- What you need to do
Repeat the material exactly from its first line to the line that includes "draw_axes(ax, captions[0])". Skip pictures.

** Start of Extracted information **

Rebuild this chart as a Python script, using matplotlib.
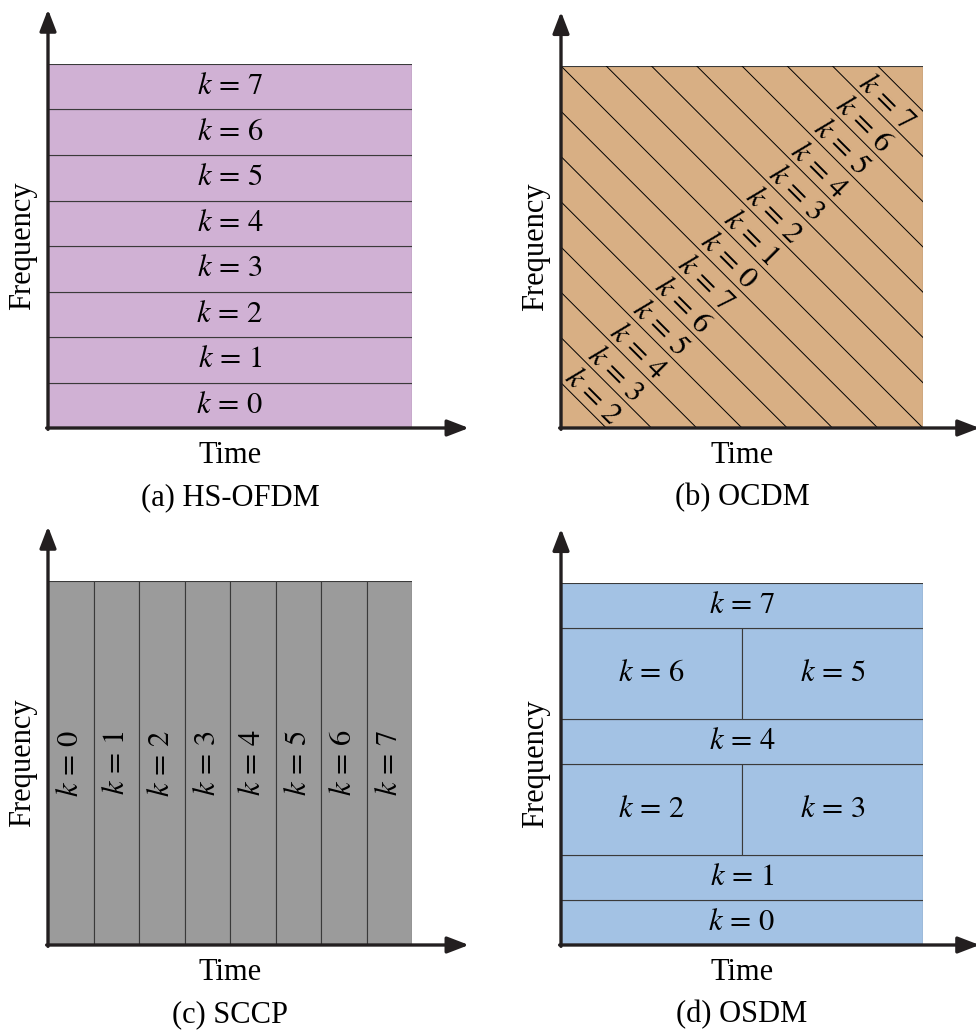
import matplotlib
matplotlib.use("Agg")
import matplotlib.pyplot as plt
from matplotlib.patches import Rectangle

plt.rcParams["font.family"] = ["Liberation Serif", "DejaVu Serif"]
plt.rcParams["mathtext.fontset"] = "stix"

# panel data
hs_ofdm_k = [0, 1, 2, 3, 4, 5, 6, 7]            # rows, bottom to top
ocdm_k = [2, 3, 4, 5, 6, 7, 0, 1, 2, 3, 4, 5, 6, 7]  # diagonal strips, bottom-left to top-right
ocdm_lines = list(range(1, 16))                  # u + v = c
sccp_k = [0, 1, 2, 3, 4, 5, 6, 7]               # columns, left to right
osdm_rows = [[0], [1], [2, 3], [4], [6, 5], [7]]  # bottom to top
osdm_heights = [1, 1, 2, 1, 2, 1]
captions = ["(a) HS-OFDM", "(b) OCDM", "(c) SCCP", "(d) OSDM"]
fills = ["#D0B1D4", "#D8AF84", "#9B9B9B", "#A3C2E4"]

W, H = 976, 1030
FS = 22
EDGE = "#3A3A3A"
AXC = "#231F20"


def make_ax(fig, x0, y0, size):
    # x0, y0 = pixel of origin (top-left based y), size in pixels
    ax = fig.add_axes([x0 / W, 1 - y0 / H, size / W, size / H])
    ax.set_xlim(0, 8)
    ax.set_ylim(0, 8)
    ax.axis("off")
    return ax


def draw_axes(ax, caption):
    ax.annotate("", xy=(0, 9.2), xytext=(0, -0.03),
                arrowprops=dict(arrowstyle="-|>,head_length=1.3,head_width=0.5",
                                lw=2.4, color=AXC, shrinkA=0, shrinkB=0,
                                mutation_scale=10), annotation_clip=False)
    ax.annotate("", xy=(9.25, 0), xytext=(-0.03, 0),
                arrowprops=dict(arrowstyle="-|>,head_length=1.3,head_width=0.5",
                                lw=2.4, color=AXC, shrinkA=0, shrinkB=0,
                                mutation_scale=10), annotation_clip=False)
    ax.text(4, -0.6, "Time", ha="center", va="center", fontsize=FS)
    ax.text(-0.57, 4, "Frequency", ha="center", va="center", rotation=90, fontsize=FS)
    ax.text(4, -1.53, caption, ha="center", va="center", fontsize=FS)


def klabel(k):
    return "$k\\,=\\,%d$" % k


fig = plt.figure(figsize=(W / 100, H / 100), dpi=100)

# (a) HS-OFDM
ax = make_ax(fig, 48, 428, 364)
for i, k in enumerate(hs_ofdm_k):
    ax.add_patch(Rectangle((0, i), 8, 1, facecolor=fills[0], edgecolor=EDGE, lw=0.8))
    ax.text(4, i + 0.5, klabel(k), ha="center", va="center", fontsize=FS)
draw_axes(ax, captions[0])

# (b) OCDM
ax = make_ax(fig, 561, 428, 362)
ax.add_patch(Rectangle((0, 0), 8, 8, facecolor=fills[1], edgecolor=EDGE, lw=0.8))
for c in ocdm_lines:
    if c <= 8:
        ax.plot([0, c], [c, 0], color="black", lw=0.7)
    else:
        ax.plot([c - 8, 8], [8, c - 8], color="black", lw=0.7)
for i, k in enumerate(ocdm_k):
    s = (i + 1.5) / 2 - 0.06
    ax.text(s, s, klabel(k), ha="center", va="center", rotation=-45,
            rotation_mode="anchor", fontsize=FS)
draw_axes(ax, captions[1])

# (c) SCCP
ax = make_ax(fig, 48, 945, 364)
for i, k in enumerate(sccp_k):
    ax.add_patch(Rectangle((i, 0), 1, 8, facecolor=fills[2], edgecolor=EDGE, lw=0.8))
    ax.text(i + 0.5, 4, klabel(k), ha="center", va="center", rotation=90, fontsize=FS)
draw_axes(ax, captions[2])

# (d) OSDM
ax = make_ax(fig, 561, 945, 362)
y = 0
for ks, h in zip(osdm_rows, osdm_heights):
    w = 8 / len(ks)
    for j, k in enumerate(ks):
        ax.add_patch(Rectangle((j * w, y), w, h, facecolor=fills[3], edgecolor=EDGE, lw=0.8))
        ax.text(j * w + w / 2, y + h / 2, klabel(k), ha="center", va="center", fontsize=FS)
    y += h
draw_axes(ax, captions[3])

fig.savefig("out.png", dpi=100)
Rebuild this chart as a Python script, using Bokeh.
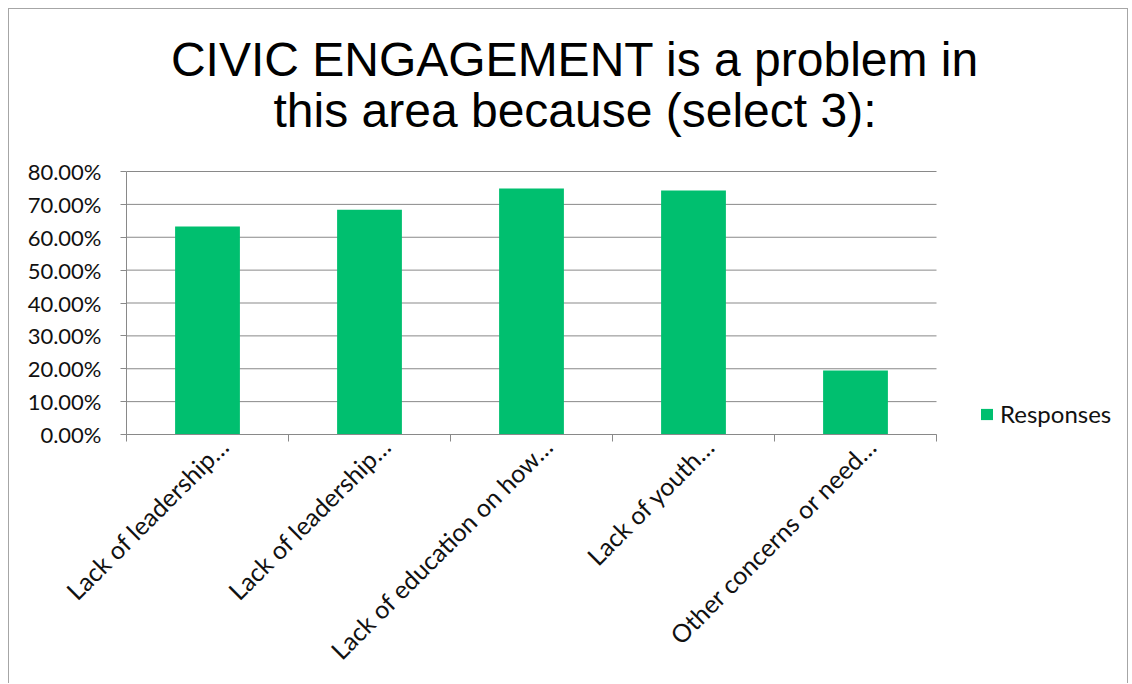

** End of Extracted information **

- Exercise solution
Rebuild this chart as a Python script, using matplotlib.
import matplotlib
matplotlib.use("Agg")
import matplotlib.pyplot as plt
from matplotlib.patches import Rectangle

plt.rcParams["font.family"] = ["Liberation Serif", "DejaVu Serif"]
plt.rcParams["mathtext.fontset"] = "stix"

# panel data
hs_ofdm_k = [0, 1, 2, 3, 4, 5, 6, 7]            # rows, bottom to top
ocdm_k = [2, 3, 4, 5, 6, 7, 0, 1, 2, 3, 4, 5, 6, 7]  # diagonal strips, bottom-left to top-right
ocdm_lines = list(range(1, 16))                  # u + v = c
sccp_k = [0, 1, 2, 3, 4, 5, 6, 7]               # columns, left to right
osdm_rows = [[0], [1], [2, 3], [4], [6, 5], [7]]  # bottom to top
osdm_heights = [1, 1, 2, 1, 2, 1]
captions = ["(a) HS-OFDM", "(b) OCDM", "(c) SCCP", "(d) OSDM"]
fills = ["#D0B1D4", "#D8AF84", "#9B9B9B", "#A3C2E4"]

W, H = 976, 1030
FS = 22
EDGE = "#3A3A3A"
AXC = "#231F20"


def make_ax(fig, x0, y0, size):
    # x0, y0 = pixel of origin (top-left based y), size in pixels
    ax = fig.add_axes([x0 / W, 1 - y0 / H, size / W, size / H])
    ax.set_xlim(0, 8)
    ax.set_ylim(0, 8)
    ax.axis("off")
    return ax


def draw_axes(ax, caption):
    ax.annotate("", xy=(0, 9.2), xytext=(0, -0.03),
                arrowprops=dict(arrowstyle="-|>,head_length=1.3,head_width=0.5",
                                lw=2.4, color=AXC, shrinkA=0, shrinkB=0,
                                mutation_scale=10), annotation_clip=False)
    ax.annotate("", xy=(9.25, 0), xytext=(-0.03, 0),
                arrowprops=dict(arrowstyle="-|>,head_length=1.3,head_width=0.5",
                                lw=2.4, color=AXC, shrinkA=0, shrinkB=0,
                                mutation_scale=10), annotation_clip=False)
    ax.text(4, -0.6, "Time", ha="center", va="center", fontsize=FS)
    ax.text(-0.57, 4, "Frequency", ha="center", va="center", rotation=90, fontsize=FS)
    ax.text(4, -1.53, caption, ha="center", va="center", fontsize=FS)


def klabel(k):
    return "$k\\,=\\,%d$" % k


fig = plt.figure(figsize=(W / 100, H / 100), dpi=100)

# (a) HS-OFDM
ax = make_ax(fig, 48, 428, 364)
for i, k in enumerate(hs_ofdm_k):
    ax.add_patch(Rectangle((0, i), 8, 1, facecolor=fills[0], edgecolor=EDGE, lw=0.8))
    ax.text(4, i + 0.5, klabel(k), ha="center", va="center", fontsize=FS)
draw_axes(ax, captions[0])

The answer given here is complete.